• **Exercise instructions**:
What is wanted is an exact restatement of the lines from the one with "Convert this chart to matplotlib code." through the one with "colors = ['#000000', '#ff0000', '#0070c0']", both included, and of no other lines.

------------

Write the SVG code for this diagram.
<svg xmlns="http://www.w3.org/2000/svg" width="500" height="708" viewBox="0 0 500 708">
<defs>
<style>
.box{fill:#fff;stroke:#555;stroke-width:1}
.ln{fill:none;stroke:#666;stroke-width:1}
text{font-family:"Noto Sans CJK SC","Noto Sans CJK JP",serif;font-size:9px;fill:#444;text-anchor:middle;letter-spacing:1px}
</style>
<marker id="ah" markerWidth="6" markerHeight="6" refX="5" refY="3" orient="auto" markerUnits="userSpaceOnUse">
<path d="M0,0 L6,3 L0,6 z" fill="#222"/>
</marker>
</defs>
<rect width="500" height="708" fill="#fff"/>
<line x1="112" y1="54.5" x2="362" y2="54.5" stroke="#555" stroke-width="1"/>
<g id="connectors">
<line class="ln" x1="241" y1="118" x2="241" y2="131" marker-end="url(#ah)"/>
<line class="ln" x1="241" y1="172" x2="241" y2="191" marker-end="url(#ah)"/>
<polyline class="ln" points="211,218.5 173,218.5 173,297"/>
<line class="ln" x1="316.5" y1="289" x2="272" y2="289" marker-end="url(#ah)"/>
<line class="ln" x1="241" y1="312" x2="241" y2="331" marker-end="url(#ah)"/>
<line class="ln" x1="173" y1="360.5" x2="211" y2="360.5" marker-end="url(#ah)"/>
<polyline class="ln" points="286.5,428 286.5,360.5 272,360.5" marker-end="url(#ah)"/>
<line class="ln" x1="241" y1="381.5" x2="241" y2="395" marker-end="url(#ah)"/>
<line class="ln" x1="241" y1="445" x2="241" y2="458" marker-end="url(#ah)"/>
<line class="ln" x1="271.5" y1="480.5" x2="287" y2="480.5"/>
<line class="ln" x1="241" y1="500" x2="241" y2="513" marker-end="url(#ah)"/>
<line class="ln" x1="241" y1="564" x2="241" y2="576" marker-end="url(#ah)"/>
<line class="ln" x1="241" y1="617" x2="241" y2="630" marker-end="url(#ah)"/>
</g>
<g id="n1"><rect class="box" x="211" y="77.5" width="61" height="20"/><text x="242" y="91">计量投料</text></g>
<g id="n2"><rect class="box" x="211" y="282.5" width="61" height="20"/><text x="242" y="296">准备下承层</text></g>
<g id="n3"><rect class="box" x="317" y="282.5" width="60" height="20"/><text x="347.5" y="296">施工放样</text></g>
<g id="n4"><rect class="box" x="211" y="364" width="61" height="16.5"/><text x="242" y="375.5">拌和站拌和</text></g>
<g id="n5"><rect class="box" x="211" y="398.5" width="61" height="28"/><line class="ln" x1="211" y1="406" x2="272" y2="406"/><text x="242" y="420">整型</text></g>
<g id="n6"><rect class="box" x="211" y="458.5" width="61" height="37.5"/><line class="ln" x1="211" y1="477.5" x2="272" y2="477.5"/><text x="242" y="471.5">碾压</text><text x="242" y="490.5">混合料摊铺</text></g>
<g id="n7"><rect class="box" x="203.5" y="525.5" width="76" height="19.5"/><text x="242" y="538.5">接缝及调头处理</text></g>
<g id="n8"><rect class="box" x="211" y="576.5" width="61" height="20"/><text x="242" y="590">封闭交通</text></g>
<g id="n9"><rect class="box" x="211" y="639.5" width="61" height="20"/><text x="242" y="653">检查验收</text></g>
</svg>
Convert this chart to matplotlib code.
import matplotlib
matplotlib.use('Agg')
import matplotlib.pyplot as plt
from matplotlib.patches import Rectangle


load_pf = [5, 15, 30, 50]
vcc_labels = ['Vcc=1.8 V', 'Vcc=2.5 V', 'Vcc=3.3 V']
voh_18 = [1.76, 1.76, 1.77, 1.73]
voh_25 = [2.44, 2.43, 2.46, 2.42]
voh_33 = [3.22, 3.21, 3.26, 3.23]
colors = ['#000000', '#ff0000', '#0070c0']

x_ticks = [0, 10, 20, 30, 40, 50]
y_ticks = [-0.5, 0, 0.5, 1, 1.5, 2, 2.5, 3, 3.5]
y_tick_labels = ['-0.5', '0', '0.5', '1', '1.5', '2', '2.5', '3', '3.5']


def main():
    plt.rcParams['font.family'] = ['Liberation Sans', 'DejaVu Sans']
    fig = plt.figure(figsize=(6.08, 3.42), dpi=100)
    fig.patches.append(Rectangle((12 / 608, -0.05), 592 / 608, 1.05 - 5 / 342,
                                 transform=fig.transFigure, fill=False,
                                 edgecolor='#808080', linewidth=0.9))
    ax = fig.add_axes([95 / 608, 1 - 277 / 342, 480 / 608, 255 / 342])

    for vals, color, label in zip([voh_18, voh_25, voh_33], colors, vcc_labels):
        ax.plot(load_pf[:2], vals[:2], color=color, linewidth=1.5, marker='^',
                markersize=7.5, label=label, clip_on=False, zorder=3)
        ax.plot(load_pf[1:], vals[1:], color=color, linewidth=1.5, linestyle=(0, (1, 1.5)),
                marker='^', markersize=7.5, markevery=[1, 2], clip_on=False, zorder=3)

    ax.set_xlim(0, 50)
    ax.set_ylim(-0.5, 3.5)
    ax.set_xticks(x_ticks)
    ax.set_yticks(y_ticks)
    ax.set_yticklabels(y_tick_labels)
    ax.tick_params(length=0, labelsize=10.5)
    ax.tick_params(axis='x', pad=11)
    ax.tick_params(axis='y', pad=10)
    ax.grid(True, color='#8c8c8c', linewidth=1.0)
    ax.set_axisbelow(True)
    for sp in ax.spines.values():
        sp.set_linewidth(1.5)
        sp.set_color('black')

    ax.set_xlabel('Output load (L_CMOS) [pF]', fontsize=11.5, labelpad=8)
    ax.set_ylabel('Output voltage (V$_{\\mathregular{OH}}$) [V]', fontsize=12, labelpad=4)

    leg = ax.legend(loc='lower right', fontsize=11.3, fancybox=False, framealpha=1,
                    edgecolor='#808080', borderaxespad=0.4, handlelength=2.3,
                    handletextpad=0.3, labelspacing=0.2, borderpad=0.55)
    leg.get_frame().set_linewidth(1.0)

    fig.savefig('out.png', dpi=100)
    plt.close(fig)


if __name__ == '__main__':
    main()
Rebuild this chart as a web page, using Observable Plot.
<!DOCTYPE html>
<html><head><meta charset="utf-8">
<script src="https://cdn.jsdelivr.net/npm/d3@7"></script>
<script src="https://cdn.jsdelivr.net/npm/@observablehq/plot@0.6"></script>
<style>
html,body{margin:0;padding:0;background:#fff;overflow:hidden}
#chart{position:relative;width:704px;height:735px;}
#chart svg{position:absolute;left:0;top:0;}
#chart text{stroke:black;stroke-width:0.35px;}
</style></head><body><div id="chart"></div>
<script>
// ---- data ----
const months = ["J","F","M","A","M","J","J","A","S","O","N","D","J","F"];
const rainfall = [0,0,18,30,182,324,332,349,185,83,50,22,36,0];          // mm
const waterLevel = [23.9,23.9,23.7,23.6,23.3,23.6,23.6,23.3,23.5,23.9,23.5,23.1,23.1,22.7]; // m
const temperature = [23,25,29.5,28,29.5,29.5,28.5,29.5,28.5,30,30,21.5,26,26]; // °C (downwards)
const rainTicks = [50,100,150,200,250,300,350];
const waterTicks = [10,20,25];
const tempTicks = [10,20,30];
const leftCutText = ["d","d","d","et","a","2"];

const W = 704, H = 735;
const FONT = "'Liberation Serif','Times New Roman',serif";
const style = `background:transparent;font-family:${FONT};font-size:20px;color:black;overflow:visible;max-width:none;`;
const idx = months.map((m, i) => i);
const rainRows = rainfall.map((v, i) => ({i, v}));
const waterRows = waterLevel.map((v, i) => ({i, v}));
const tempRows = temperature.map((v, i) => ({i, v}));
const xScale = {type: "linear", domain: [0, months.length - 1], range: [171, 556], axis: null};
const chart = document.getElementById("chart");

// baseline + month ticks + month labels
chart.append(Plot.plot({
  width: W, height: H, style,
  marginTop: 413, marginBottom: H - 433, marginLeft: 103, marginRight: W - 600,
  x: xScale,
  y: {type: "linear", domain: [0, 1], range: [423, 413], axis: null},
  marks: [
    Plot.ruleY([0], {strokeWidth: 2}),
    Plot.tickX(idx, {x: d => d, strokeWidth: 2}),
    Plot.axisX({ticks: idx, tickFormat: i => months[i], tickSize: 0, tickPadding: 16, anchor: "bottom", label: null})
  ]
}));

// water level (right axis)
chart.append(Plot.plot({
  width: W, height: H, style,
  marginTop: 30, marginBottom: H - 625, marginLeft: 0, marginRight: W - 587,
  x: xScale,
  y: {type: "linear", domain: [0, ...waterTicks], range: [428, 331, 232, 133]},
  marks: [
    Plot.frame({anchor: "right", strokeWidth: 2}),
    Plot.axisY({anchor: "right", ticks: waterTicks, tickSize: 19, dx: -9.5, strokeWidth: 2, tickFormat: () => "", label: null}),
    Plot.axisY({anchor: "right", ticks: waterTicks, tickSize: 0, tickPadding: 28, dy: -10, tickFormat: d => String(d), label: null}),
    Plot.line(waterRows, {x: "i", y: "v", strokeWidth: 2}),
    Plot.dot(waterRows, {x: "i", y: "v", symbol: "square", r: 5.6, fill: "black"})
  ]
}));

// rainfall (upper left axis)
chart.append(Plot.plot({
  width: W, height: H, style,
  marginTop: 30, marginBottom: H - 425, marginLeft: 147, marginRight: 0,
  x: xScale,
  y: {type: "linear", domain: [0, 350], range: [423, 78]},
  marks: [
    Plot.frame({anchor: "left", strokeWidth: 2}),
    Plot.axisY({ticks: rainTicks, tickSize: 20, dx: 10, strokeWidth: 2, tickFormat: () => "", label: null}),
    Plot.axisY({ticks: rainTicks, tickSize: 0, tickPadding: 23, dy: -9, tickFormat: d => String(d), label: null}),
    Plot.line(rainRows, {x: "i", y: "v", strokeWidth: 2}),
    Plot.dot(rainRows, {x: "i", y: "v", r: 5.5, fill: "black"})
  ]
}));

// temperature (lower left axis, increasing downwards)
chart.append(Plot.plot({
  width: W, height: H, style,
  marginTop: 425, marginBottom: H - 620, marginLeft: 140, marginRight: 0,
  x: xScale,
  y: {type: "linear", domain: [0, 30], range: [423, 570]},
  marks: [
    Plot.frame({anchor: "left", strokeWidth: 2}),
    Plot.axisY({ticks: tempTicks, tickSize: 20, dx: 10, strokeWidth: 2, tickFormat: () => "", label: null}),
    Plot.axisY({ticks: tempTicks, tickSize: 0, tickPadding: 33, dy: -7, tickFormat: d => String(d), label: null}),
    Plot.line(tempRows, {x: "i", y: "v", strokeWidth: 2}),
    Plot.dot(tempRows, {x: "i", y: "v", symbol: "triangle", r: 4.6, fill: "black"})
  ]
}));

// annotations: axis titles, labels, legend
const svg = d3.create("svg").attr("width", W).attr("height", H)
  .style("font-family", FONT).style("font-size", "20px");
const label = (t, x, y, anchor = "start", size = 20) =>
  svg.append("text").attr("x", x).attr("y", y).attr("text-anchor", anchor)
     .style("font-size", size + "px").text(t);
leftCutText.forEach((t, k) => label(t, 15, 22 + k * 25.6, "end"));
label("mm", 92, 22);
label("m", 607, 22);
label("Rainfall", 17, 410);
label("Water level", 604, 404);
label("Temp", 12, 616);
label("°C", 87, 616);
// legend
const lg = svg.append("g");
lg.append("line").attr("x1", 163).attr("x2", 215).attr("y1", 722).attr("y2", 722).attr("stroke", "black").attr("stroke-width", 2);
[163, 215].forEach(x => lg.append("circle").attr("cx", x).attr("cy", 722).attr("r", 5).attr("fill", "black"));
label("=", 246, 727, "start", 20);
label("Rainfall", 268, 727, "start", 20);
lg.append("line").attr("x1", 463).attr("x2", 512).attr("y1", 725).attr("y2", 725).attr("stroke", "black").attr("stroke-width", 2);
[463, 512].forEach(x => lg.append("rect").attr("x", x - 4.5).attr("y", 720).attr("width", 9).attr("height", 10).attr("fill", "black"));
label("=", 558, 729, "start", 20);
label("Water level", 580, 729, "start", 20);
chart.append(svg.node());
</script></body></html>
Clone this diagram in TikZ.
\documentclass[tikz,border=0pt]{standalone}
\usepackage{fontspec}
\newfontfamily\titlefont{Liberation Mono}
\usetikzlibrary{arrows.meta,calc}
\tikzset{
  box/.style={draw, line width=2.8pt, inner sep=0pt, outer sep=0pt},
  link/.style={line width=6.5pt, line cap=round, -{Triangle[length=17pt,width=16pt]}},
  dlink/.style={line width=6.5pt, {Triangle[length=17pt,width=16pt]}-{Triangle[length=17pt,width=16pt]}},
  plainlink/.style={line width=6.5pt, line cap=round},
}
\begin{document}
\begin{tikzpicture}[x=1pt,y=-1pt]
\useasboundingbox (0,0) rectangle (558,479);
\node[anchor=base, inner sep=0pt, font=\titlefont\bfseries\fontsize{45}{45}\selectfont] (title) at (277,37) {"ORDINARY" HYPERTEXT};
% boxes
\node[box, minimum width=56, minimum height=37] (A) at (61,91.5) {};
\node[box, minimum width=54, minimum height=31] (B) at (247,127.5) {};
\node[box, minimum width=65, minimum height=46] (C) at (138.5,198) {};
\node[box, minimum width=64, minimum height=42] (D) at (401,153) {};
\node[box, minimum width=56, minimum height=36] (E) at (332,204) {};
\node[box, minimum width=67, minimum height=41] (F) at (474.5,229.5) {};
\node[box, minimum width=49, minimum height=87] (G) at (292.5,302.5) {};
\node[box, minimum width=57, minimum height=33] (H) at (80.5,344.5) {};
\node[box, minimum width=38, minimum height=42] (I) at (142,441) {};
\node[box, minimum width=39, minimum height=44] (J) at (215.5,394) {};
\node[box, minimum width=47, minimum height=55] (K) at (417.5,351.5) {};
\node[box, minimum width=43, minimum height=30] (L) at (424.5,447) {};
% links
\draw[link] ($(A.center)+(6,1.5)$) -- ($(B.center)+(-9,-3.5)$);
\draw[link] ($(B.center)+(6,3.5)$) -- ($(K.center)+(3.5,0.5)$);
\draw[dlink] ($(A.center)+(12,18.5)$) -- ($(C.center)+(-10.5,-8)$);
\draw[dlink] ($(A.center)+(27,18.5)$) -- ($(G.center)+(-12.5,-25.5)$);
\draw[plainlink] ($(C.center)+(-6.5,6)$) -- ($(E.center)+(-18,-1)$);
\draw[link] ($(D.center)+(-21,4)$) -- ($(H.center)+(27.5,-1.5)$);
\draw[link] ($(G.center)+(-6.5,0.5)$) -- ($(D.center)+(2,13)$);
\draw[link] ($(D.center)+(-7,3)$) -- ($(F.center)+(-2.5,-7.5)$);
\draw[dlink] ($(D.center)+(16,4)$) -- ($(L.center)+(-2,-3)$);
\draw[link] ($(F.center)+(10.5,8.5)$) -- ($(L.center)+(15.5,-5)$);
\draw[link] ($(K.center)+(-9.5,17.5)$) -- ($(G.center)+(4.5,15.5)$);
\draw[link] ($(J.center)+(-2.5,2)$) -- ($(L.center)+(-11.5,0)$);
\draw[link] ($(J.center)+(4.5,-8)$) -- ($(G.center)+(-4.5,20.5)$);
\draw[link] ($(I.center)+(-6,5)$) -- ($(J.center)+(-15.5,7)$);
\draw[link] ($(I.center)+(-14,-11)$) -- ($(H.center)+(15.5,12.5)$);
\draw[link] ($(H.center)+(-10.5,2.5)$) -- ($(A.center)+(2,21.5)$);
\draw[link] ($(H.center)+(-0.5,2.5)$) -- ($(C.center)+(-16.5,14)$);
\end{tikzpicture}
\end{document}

------------

• **Problem solution**:
Convert this chart to matplotlib code.
import matplotlib
matplotlib.use('Agg')
import matplotlib.pyplot as plt
from matplotlib.patches import Rectangle


load_pf = [5, 15, 30, 50]
vcc_labels = ['Vcc=1.8 V', 'Vcc=2.5 V', 'Vcc=3.3 V']
voh_18 = [1.76, 1.76, 1.77, 1.73]
voh_25 = [2.44, 2.43, 2.46, 2.42]
voh_33 = [3.22, 3.21, 3.26, 3.23]
colors = ['#000000', '#ff0000', '#0070c0']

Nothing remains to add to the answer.